What is a little more jarring, though, is the hint of bias that seems to show through at times. Navketan’s hits – like Taxi Driver or Guide – are dwelt upon in deep and loving detail. Its misses (and these are a dime a dozen in the later years) are dismissed summarily. An equally intense study of why certain films failed might have been an interesting exercise. What comes across from the book is general applause for Navketan: these were good guys, and they made good films. Well, with the occasional slip-up, yes; but we won’t talk about that for now. Instead, we’ll talk about what great films they made, how progressive they were, what consummate entertainers they were.

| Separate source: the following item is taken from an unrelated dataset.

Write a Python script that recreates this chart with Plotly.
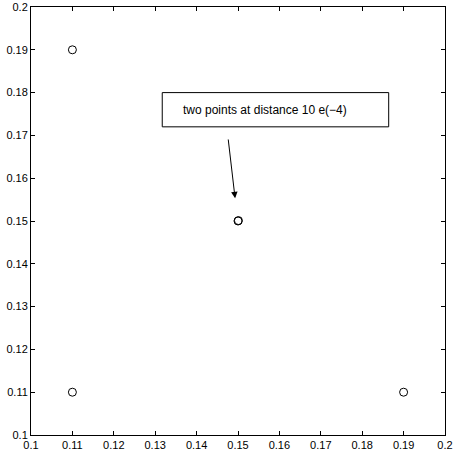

But it all boils down to one thing. Cinema Modern: The Navketan Story is an enjoyable book. It’s written in a readable, lucid style; it’s entertaining, cohesive and well-organised. It is also a good (even if slightly subjective) history of one of Hindi cinema’s greatest film companies. You’ll learn a lot, think a bit, and have an enjoyable time reading this. And the visual impact – page upon glossy page of stunning, sometimes never-before-published posters, stills, advertisements and lobby cards – is reason enough in itself to look through the book.